Friday, January 11, 2008

Finding Identity in Pluralism

The following is an essay I wrote for one of my grad school applications:

To say that we live in a multifaith, multiethnic, multinational society is to recognize its complexity and its diversity. Our society is marked by many competing values and beliefs, each one making truth claims. Because of their significant variety, there is pressure to be tolerant and accepting of all of the different options. While it may be tempting to view such inclusiveness as an imperative for living in a pluralistic society, this is not true. There is nothing that requires us to downplay our own beliefs or to honor others’ values. Although politically incorrect, it is entirely possible to reject all but one’s own beliefs as misguided, errant, and evil. The only true imperative for living in a pluralistic society is that of developing an identity, both personal and corporate, in relation to others in society.

In order for us to live and interact meaningfully within society, we must have some starting point. There is very little that we can say or do if we do not know who we are in relation to those around us. Without the guides of identity, there is no possibility of intercourse because we will have nothing to say and no way of interpreting what we hear. For us to truly live in a pluralistic society, it is essential that we develop a balanced identity that is defined both independently of others and in relation to others.

The core of our identity is formed by the convictions and values that we have inherited or chosen from among our variety of options. It is forged independently of those outside our particular tradition. However, our identity is not complete without understanding how it is that we relate to those outside of ourselves. We must establish relationships with other groups and cultures in order to demarcate the boundaries of our identity. It is only from the starting point of identity that we can truly converse with society.
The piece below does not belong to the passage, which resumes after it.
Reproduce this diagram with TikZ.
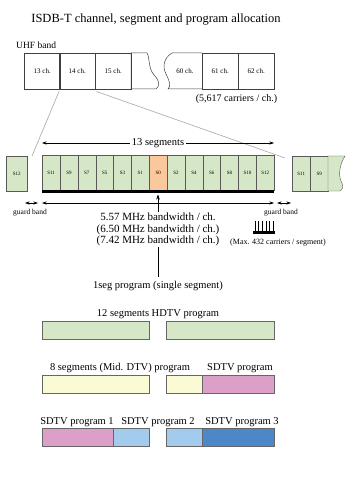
\documentclass[tikz,border=0pt]{standalone}
\usepackage{fontspec}
\setmainfont{Liberation Serif}
\usetikzlibrary{arrows.meta}
\definecolor{segg}{RGB}{213,231,199}
\definecolor{sego}{RGB}{251,199,156}
\definecolor{yel}{RGB}{250,250,212}
\definecolor{pnk}{RGB}{220,160,200}
\definecolor{lbl}{RGB}{163,203,238}
\definecolor{dbl}{RGB}{76,135,200}
\begin{document}
\begin{tikzpicture}[x=1pt,y=-1pt,
  txt/.style={inner sep=0pt, anchor=base, font=\fontsize{10.5}{12}\selectfont},
  small/.style={inner sep=0pt, anchor=base, font=\fontsize{7.5}{9}\selectfont},
  chbox/.style={draw=black!75, line width=0.5pt, minimum width=36pt, minimum height=36pt, inner sep=0pt, anchor=north west, font=\fontsize{7}{8}\selectfont},
  segbox/.style={draw=black!65, line width=0.4pt, minimum width=17.846pt, minimum height=35pt, inner sep=0pt, anchor=north west, font=\fontsize{5}{6}\selectfont},
  bar/.style={draw=black!60, line width=0.5pt, minimum height=17.5pt, inner sep=0pt, anchor=north west},
  dim/.style={{Stealth[length=4.5pt,width=3pt]}-{Stealth[length=4.5pt,width=3pt]}, line width=0.5pt},
  zoomline/.style={draw=black!35, line width=0.6pt}
]
\useasboundingbox (0,0) rectangle (350,478);

% title
\node[inner sep=0pt, anchor=base, font=\fontsize{12.5}{14}\selectfont] (title) at (156,23) {ISDB-T channel, segment and program allocation};

% UHF band
\node[inner sep=0pt, anchor=base west, font=\fontsize{9.5}{11}\selectfont] (uhf) at (16,49) {UHF band};
\node[chbox] (c13) at (24,53) {13 ch.};
\node[chbox] (c14) at (59,53) {14 ch.};
\node[chbox] (c15) at (95,53) {15 ch.};
\draw[draw=black!75, line width=0.5pt] (131,53) -- (147,53) .. controls (150,58) and (148,68) .. (154,75) .. controls (160,81) and (160,86) .. (156,89) -- (131,89) -- cycle;
\draw[draw=black!75, line width=0.5pt] (202,53) -- (172,53) .. controls (164,58) and (162,66) .. (166,74) .. controls (170,82) and (171,86) .. (168,89) -- (202,89);
\node[inner sep=0pt, font=\fontsize{7}{8}\selectfont] (c60) at (185,71) {60 ch.};
\node[chbox] (c61) at (202,53) {61 ch.};
\node[chbox] (c62) at (238,53) {62 ch.};
\node[inner sep=0pt, anchor=base, font=\fontsize{10}{12}\selectfont] (carr) at (236.5,102) {(5,617 carriers / ch.)};

% zoom lines
\coordinate (z1) at (32,156);
\coordinate (z2) at (285,158);
\draw[zoomline] ([yshift=-2pt]c14.south west) -- (z1);
\draw[zoomline] ([xshift=1pt,yshift=-2pt]c14.south east) -- (z2);

% 13 segments arrow
\coordinate (t1) at (42,143);
\coordinate (t2) at (274,143);
\draw[dim] (t1) -- (t2) node[midway, fill=white, inner xsep=2pt, inner ysep=1pt, font=\fontsize{10.5}{12}\selectfont] (tseg) {13 segments};

% segments
\foreach \l/\c [count=\i from 0] in {11/segg,9/segg,7/segg,5/segg,3/segg,1/segg,0/sego,2/segg,4/segg,6/segg,8/segg,10/segg,12/segg}
  \node[segbox, fill=\c] (s\l) at ({42+\i*17.846},155) {S\l};
\draw[line width=3pt] ([yshift=-1.5pt]s11.south west) -- ([yshift=-1.5pt]s12.south east);

% guard pieces
\node[segbox, minimum width=21pt, fill=segg] (g12) at (6,156) {S12};
\node[segbox, minimum width=18pt, fill=segg] (r11) at (292,156) {S11};
\node[segbox, minimum width=18pt, fill=segg] (r9) at (310,156) {S9};
\draw[draw=black!65, line width=0.4pt, fill=segg] (328,156) -- (345,156) .. controls (340,164) and (338,174) .. (341,181) .. controls (344,186) and (343,189) .. (340,191) -- (328,191) -- cycle;

% bandwidth arrows
\coordinate (l1) at (25,203);
\coordinate (l2) at (38,203);
\coordinate (b1) at (42,203);
\coordinate (b2) at (274,203);
\coordinate (r1) at (277,203);
\coordinate (r2) at (291,203);
\draw[dim] (l1) -- (l2);
\draw[dim] (b1) -- (b2);
\draw[dim] (r1) -- (r2);
\node[small] (gbl) at (30,214) {guard band};
\node[small] (gbr) at (281,214) {guard band};

% 1seg arrow
\node[txt] (one) at (158,288) {1seg program (single segment)};
\coordinate (tip) at (158,194.5);
\draw[-{Stealth[length=5pt,width=3.5pt]}, line width=0.5pt] ([yshift=4pt]one.north) -- (tip);
\node[align=center, fill=white, inner sep=1pt, font=\fontsize{11}{11.5}\selectfont] (bw) at (158,229.5) {5.57 MHz bandwidth / ch.\\(6.50 MHz bandwidth / ch.)\\(7.42 MHz bandwidth / ch.)};

% carriers comb
\foreach \k in {0,...,5}
  \draw[line width=0.6pt] ({255+\k*3.6},221) -- ({255+\k*3.6},232);
\draw[line width=2.2pt] (253,232.5) -- (275,232.5);
\node[inner sep=0pt, anchor=base, font=\fontsize{8}{9}\selectfont] (maxc) at (278,244) {(Max. 432 carriers / segment)};

% program rows
\node[txt] (p1) at (158,316.5) {12 segments HDTV program};
\node[bar, fill=segg, minimum width=107pt] (h1) at (42,321) {};
\node[bar, fill=segg, minimum width=108pt] (h2) at (166,321) {};

\node[txt] (p2a) at (120,370.5) {8 segments (Mid. DTV) program};
\node[txt] (p2b) at (240,370.5) {SDTV program};
\node[bar, fill=yel, minimum width=107pt] (m1) at (42,375) {};
\node[bar, fill=yel, minimum width=36pt] (m2) at (166,375) {};
\node[bar, fill=pnk, minimum width=72pt] (m3) at (202,375) {};

\node[txt] (p3a) at (77,424) {SDTV program 1};
\node[txt] (p3b) at (158,424) {SDTV program 2};
\node[txt] (p3c) at (242,424) {SDTV program 3};
\node[bar, fill=pnk, minimum width=71pt] (q1) at (42,428) {};
\node[bar, fill=lbl, minimum width=36pt] (q2) at (113,428) {};
\node[bar, fill=lbl, minimum width=36pt] (q3) at (166,428) {};
\node[bar, fill=dbl, minimum width=72pt] (q4) at (202,428) {};
\end{tikzpicture}
\end{document}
The formulation of identity is an on-going process because the relationships that help define it are fluid. Because the people we interact with help us to create our identity, they have a tremendous impact upon us. Our exchange with them alters the way we see the world and ourselves. As a result we move from merely acknowledging diversity to valuing it. It is because of this level of respect for those who are different from us that we are able to carry on honest and edifying conversations with them.

As we dialog with a pluralistic society there is a tendency to become increasingly accepting of its various values and beliefs. To a large extent this is healthy and helpful for continuing identity formation, but we can take it too far. One of the potential pitfalls that we face in such a diverse society is the temptation to become overly inclusive. Inclusiveness for its own sake leads only to a pale gray end, where there is no room for opinion, and the conversation becomes nothing more than an endless repetition of “yes.” Without the ability to distinguish ourselves from others, this extreme inclusiveness can lead to a dramatic loss of identity.

When we acknowledge that we live in a pluralistic society, we face the challenge of finding our identity. We must strike a balance between our convictions and others’ influence in order to create an identity that will allow us to interact meaningfully with society. If we are to engage society, we must be attentive enough to hear what others say and we must also be confident enough to have something to say back.